- WHAT IS EXPECTED
Give a verbatim copy of the lines below, minus the pictures.

- SUPPLIED INFORMATION

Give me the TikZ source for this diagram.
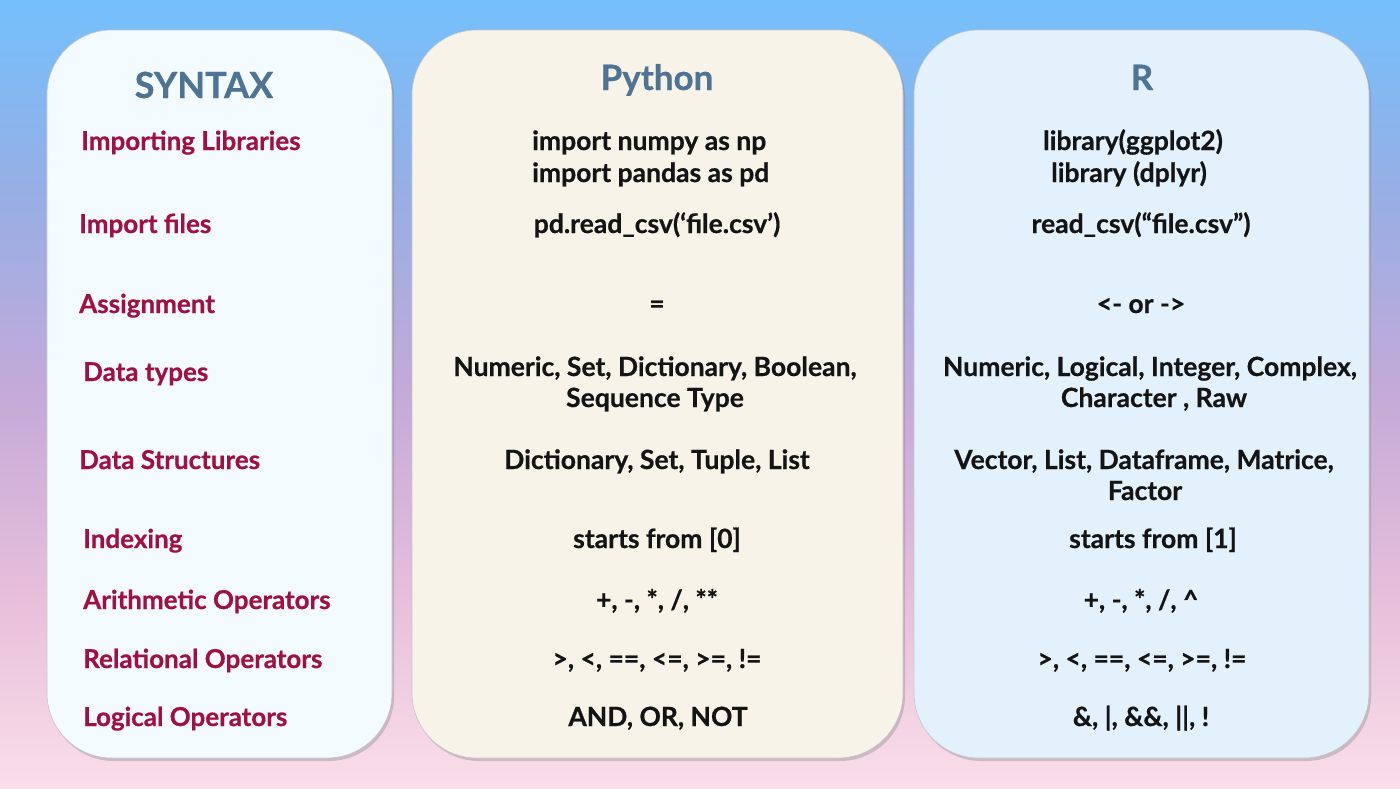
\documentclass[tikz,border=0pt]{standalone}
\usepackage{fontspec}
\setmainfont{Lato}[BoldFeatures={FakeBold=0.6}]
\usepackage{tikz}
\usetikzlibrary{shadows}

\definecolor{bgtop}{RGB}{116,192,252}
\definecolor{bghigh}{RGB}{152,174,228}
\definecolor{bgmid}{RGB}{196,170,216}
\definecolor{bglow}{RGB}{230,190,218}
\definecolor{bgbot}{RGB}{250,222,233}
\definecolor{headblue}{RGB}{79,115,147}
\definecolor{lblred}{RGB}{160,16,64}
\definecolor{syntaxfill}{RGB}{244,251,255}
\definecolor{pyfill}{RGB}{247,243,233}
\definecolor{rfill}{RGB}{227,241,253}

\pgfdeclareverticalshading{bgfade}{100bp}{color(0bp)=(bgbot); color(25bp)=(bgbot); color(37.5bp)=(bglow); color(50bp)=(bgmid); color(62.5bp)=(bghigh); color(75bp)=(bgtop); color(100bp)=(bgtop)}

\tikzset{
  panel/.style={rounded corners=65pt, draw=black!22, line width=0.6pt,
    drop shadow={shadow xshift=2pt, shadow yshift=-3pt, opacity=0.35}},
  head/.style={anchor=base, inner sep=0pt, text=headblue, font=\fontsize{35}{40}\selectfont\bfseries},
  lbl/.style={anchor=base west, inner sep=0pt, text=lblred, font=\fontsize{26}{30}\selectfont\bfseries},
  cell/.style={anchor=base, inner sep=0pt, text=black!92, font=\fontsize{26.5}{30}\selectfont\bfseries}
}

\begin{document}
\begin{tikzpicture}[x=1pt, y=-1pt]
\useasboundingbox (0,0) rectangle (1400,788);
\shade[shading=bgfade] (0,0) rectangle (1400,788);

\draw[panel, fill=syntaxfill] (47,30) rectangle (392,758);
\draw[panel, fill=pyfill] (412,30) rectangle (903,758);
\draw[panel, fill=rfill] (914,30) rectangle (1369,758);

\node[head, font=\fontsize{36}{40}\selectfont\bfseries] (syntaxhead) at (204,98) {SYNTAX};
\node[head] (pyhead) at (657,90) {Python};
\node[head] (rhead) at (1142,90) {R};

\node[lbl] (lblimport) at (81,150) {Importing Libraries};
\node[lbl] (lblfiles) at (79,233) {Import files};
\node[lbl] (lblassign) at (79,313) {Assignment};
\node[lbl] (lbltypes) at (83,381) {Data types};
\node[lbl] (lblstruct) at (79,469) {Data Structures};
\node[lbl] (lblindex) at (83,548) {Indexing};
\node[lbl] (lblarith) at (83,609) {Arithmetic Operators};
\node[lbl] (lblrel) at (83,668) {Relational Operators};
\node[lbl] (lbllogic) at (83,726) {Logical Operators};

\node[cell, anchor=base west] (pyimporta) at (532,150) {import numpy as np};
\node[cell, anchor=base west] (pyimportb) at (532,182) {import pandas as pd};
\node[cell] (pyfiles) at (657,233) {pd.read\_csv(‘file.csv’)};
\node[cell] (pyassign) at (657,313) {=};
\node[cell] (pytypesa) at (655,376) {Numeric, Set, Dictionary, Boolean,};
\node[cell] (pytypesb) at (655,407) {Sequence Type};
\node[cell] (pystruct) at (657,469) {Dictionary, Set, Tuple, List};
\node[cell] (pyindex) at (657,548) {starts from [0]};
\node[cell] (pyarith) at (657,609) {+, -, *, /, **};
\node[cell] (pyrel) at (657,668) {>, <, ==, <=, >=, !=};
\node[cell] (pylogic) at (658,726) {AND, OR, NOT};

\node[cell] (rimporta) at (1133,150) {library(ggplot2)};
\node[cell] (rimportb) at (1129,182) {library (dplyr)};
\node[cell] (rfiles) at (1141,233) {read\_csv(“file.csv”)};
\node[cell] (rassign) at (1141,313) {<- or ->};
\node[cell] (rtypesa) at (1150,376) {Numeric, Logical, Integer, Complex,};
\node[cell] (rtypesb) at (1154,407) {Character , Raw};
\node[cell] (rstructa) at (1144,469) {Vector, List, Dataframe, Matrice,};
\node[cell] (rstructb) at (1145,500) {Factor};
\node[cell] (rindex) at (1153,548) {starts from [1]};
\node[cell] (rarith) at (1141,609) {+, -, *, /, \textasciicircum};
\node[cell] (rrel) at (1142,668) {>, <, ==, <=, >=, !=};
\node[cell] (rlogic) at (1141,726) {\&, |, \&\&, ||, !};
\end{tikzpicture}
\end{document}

- FULL ANSWER
Give me the TikZ source for this diagram.
\documentclass[tikz,border=0pt]{standalone}
\usepackage{fontspec}
\setmainfont{Lato}[BoldFeatures={FakeBold=0.6}]
\usepackage{tikz}
\usetikzlibrary{shadows}

\definecolor{bgtop}{RGB}{116,192,252}
\definecolor{bghigh}{RGB}{152,174,228}
\definecolor{bgmid}{RGB}{196,170,216}
\definecolor{bglow}{RGB}{230,190,218}
\definecolor{bgbot}{RGB}{250,222,233}
\definecolor{headblue}{RGB}{79,115,147}
\definecolor{lblred}{RGB}{160,16,64}
\definecolor{syntaxfill}{RGB}{244,251,255}
\definecolor{pyfill}{RGB}{247,243,233}
\definecolor{rfill}{RGB}{227,241,253}

\pgfdeclareverticalshading{bgfade}{100bp}{color(0bp)=(bgbot); color(25bp)=(bgbot); color(37.5bp)=(bglow); color(50bp)=(bgmid); color(62.5bp)=(bghigh); color(75bp)=(bgtop); color(100bp)=(bgtop)}

\tikzset{
  panel/.style={rounded corners=65pt, draw=black!22, line width=0.6pt,
    drop shadow={shadow xshift=2pt, shadow yshift=-3pt, opacity=0.35}},
  head/.style={anchor=base, inner sep=0pt, text=headblue, font=\fontsize{35}{40}\selectfont\bfseries},
  lbl/.style={anchor=base west, inner sep=0pt, text=lblred, font=\fontsize{26}{30}\selectfont\bfseries},
  cell/.style={anchor=base, inner sep=0pt, text=black!92, font=\fontsize{26.5}{30}\selectfont\bfseries}
}

\begin{document}
\begin{tikzpicture}[x=1pt, y=-1pt]
\useasboundingbox (0,0) rectangle (1400,788);
\shade[shading=bgfade] (0,0) rectangle (1400,788);

\draw[panel, fill=syntaxfill] (47,30) rectangle (392,758);
\draw[panel, fill=pyfill] (412,30) rectangle (903,758);
\draw[panel, fill=rfill] (914,30) rectangle (1369,758);

\node[head, font=\fontsize{36}{40}\selectfont\bfseries] (syntaxhead) at (204,98) {SYNTAX};
\node[head] (pyhead) at (657,90) {Python};
\node[head] (rhead) at (1142,90) {R};

\node[lbl] (lblimport) at (81,150) {Importing Libraries};
\node[lbl] (lblfiles) at (79,233) {Import files};
\node[lbl] (lblassign) at (79,313) {Assignment};
\node[lbl] (lbltypes) at (83,381) {Data types};
\node[lbl] (lblstruct) at (79,469) {Data Structures};
\node[lbl] (lblindex) at (83,548) {Indexing};
\node[lbl] (lblarith) at (83,609) {Arithmetic Operators};
\node[lbl] (lblrel) at (83,668) {Relational Operators};
\node[lbl] (lbllogic) at (83,726) {Logical Operators};

\node[cell, anchor=base west] (pyimporta) at (532,150) {import numpy as np};
\node[cell, anchor=base west] (pyimportb) at (532,182) {import pandas as pd};
\node[cell] (pyfiles) at (657,233) {pd.read\_csv(‘file.csv’)};
\node[cell] (pyassign) at (657,313) {=};
\node[cell] (pytypesa) at (655,376) {Numeric, Set, Dictionary, Boolean,};
\node[cell] (pytypesb) at (655,407) {Sequence Type};
\node[cell] (pystruct) at (657,469) {Dictionary, Set, Tuple, List};
\node[cell] (pyindex) at (657,548) {starts from [0]};
\node[cell] (pyarith) at (657,609) {+, -, *, /, **};
\node[cell] (pyrel) at (657,668) {>, <, ==, <=, >=, !=};
\node[cell] (pylogic) at (658,726) {AND, OR, NOT};

\node[cell] (rimporta) at (1133,150) {library(ggplot2)};
\node[cell] (rimportb) at (1129,182) {library (dplyr)};
\node[cell] (rfiles) at (1141,233) {read\_csv(“file.csv”)};
\node[cell] (rassign) at (1141,313) {<- or ->};
\node[cell] (rtypesa) at (1150,376) {Numeric, Logical, Integer, Complex,};
\node[cell] (rtypesb) at (1154,407) {Character , Raw};
\node[cell] (rstructa) at (1144,469) {Vector, List, Dataframe, Matrice,};
\node[cell] (rstructb) at (1145,500) {Factor};
\node[cell] (rindex) at (1153,548) {starts from [1]};
\node[cell] (rarith) at (1141,609) {+, -, *, /, \textasciicircum};
\node[cell] (rrel) at (1142,668) {>, <, ==, <=, >=, !=};
\node[cell] (rlogic) at (1141,726) {\&, |, \&\&, ||, !};
\end{tikzpicture}
\end{document}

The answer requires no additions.